Frequently Asked Questions

Understanding acid mine drainage treatment often involves clarifying recurring queries from engineers, regulators, and community stakeholders. The paragraphs below address the most common concerns, drawing on best practice and field experience to demystify design choices and practical outcomes. By pre-empting these questions, project teams accelerate stakeholder buy-in and streamline permitting timelines. They also create an enduring knowledge base that reduces operator error and enhances cross-functional collaboration between process engineers, environmental scientists, and maintenance crews. The answers emphasise evidence-backed performance metrics, regulatory trends, and emerging innovations such as artificial-intelligence-assisted chemical dosing.

• What pH should be targeted after primary neutralisation? Most regulators accept a discharge range of 6.5-9.0, but many plants aim for a tighter band of 7.0-8.0 to maximise metal precipitation while limiting excess lime consumption.
• Can passive wetlands replace active treatment systems? For low-flow sites, engineered wetlands can polish effluent cost-effectively, yet they rarely handle the high acid loads seen at active open-pit mines without supplemental alkalinity.
• How is sludge volume reduced? High-density sludge recycling, polymer optimisation, and plate-and-frame filter presses can cut disposal volumes by 60 % relative to conventional lime clarification.

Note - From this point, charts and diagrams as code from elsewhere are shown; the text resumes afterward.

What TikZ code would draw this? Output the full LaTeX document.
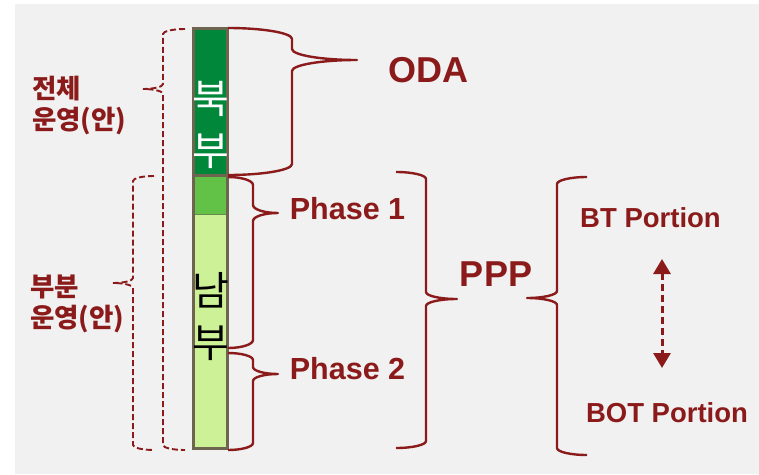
\documentclass[tikz,border=0pt]{standalone}
\usepackage{fontspec}
\setmainfont{Liberation Sans}
\newfontfamily\krfont{Noto Sans CJK KR}
\usetikzlibrary{arrows.meta}
\definecolor{dred}{RGB}{139,26,26}
\definecolor{bgc}{RGB}{241,241,241}
\definecolor{barline}{RGB}{110,100,80}
\definecolor{gdark}{RGB}{0,135,58}
\definecolor{gmid}{RGB}{98,194,72}
\definecolor{glight}{RGB}{204,241,150}
% #1 style, #2 x0, #3 xm, #4 x2, #5 top, #6 tip, #7 bottom, #8 ry
\newcommand\drawbrace[8]{%
  \draw[#1] (#2,#5) .. controls ({#2+0.55*(#3-#2)},#5) and (#3,{#5+0.45*#8}) .. (#3,{#5+#8})
    -- (#3,{#6-#8}) .. controls (#3,{#6-0.45*#8}) and ({#4-0.55*(#4-#3)},#6) .. (#4,#6)
    .. controls ({#4-0.55*(#4-#3)},#6) and (#3,{#6+0.45*#8}) .. (#3,{#6+#8})
    -- (#3,{#7-#8}) .. controls (#3,{#7-0.45*#8}) and ({#2+0.55*(#3-#2)},#7) .. (#2,#7);}
\tikzset{
  solidbrace/.style={draw=dred, line width=2.4pt, line join=round},
  dashbrace/.style={draw=dred, line width=1.9pt, dash pattern=on 6pt off 3pt},
  lbl/.style={text=dred, font=\bfseries, inner sep=0pt},
  krlbl/.style={text=dred, font=\krfont\bfseries\fontsize{26.5}{31}\selectfont, align=left, inner sep=0pt},
  bartext/.style={font=\krfont\fontsize{40}{52}\selectfont, align=center, inner sep=0pt},
}
\begin{document}
\begin{tikzpicture}[x=1pt,y=-1pt]
\useasboundingbox (0,0) rectangle (759,474);
\fill[white] (0,0) rectangle (759,474);
\fill[bgc] (15,4) rectangle (759,474);

% bar
\fill[gdark] (193.5,28.5) rectangle (227.5,175.5);
\fill[gmid] (193.5,175.5) rectangle (227.5,214);
\fill[glight] (193.5,214) rectangle (227.5,448.5);
\draw[barline!60!gmid, line width=1pt] (193.5,214) -- (227.5,214);
\draw[barline, line width=3pt] (193.5,28.5) rectangle (227.5,175.5);
\draw[barline, line width=3pt] (193.5,175.5) rectangle (227.5,448.5);

\node[bartext, text=white] (north) at (211,125) {북\\부};
\node[bartext, text=black] (south) at (211,317) {남\\부};

% right braces
\drawbrace{solidbrace}{228}{292}{357}{28}{60}{175}{11}
\drawbrace{solidbrace}{228}{253}{278}{177}{213}{348}{8}
\drawbrace{solidbrace}{228}{253}{278}{353}{374}{450}{7}
\drawbrace{solidbrace}{396}{426}{457}{172}{299}{448}{7}
\drawbrace{solidbrace}{587}{557}{527}{177}{298}{455}{7}

% dashed left brackets
\drawbrace{dashbrace}{185}{163}{143}{29}{89}{450}{5}
\drawbrace{dashbrace}{154}{133}{113}{176}{283}{450}{5}

% labels
\node[krlbl, anchor=west] (full) at (32,106) {전체\\운영(안)};
\node[krlbl, anchor=west] (part) at (30,304) {부분\\운영(안)};

\node[lbl, font=\bfseries\fontsize{36}{40}\selectfont] (oda) at (428,70) {ODA};
\node[lbl, font=\bfseries\fontsize{30.5}{34}\selectfont] (ph1) at (347.5,209) {Phase 1};
\node[lbl, font=\bfseries\fontsize{30.5}{34}\selectfont] (ph2) at (347.5,369) {Phase 2};
\node[lbl, font=\bfseries\fontsize{36}{40}\selectfont] (ppp) at (496,274.5) {PPP};
\node[lbl, font=\bfseries\fontsize{27.5}{32}\selectfont] (bt) at (650.5,217.5) {BT Portion};
\node[lbl, font=\bfseries\fontsize{27.5}{32}\selectfont] (bot) at (667,413) {BOT Portion};

% dashed double arrow
\coordinate (at) at (662,259);
\coordinate (ab) at (662,368);
\draw[dred, line width=3pt, dash pattern=on 7pt off 4pt,
  {Triangle[width=17pt,length=15pt]}-{Triangle[width=17pt,length=15pt]}] (at) -- (ab);
\end{tikzpicture}
\end{document}
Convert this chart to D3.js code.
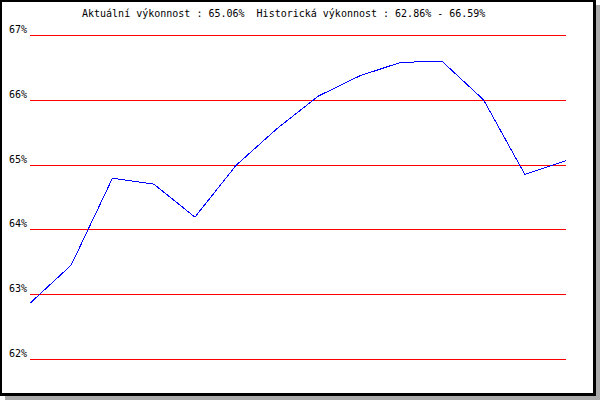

• Is metal recovery economically viable? When influent copper exceeds 100 mg L-1 or zinc tops 200 mg L-1, sulphide precipitation followed by flotation can yield concentrates with payback periods under three years.
• Do membranes foul quickly on AMD? Proper pre-treatment (iron removal, pH adjustment) and anti-scalant dosing allow nanofiltration or RO membranes to operate with 80-85 % recovery and cleaning intervals of 30-45 days, comparable to seawater desalination plants.
• What automation level is recommended? Mines integrating treatment into the main DCS gain predictive-control advantages and centralised alarms, while smaller sites can operate effectively with PLCs and cellular telemetry if redundancy is built in.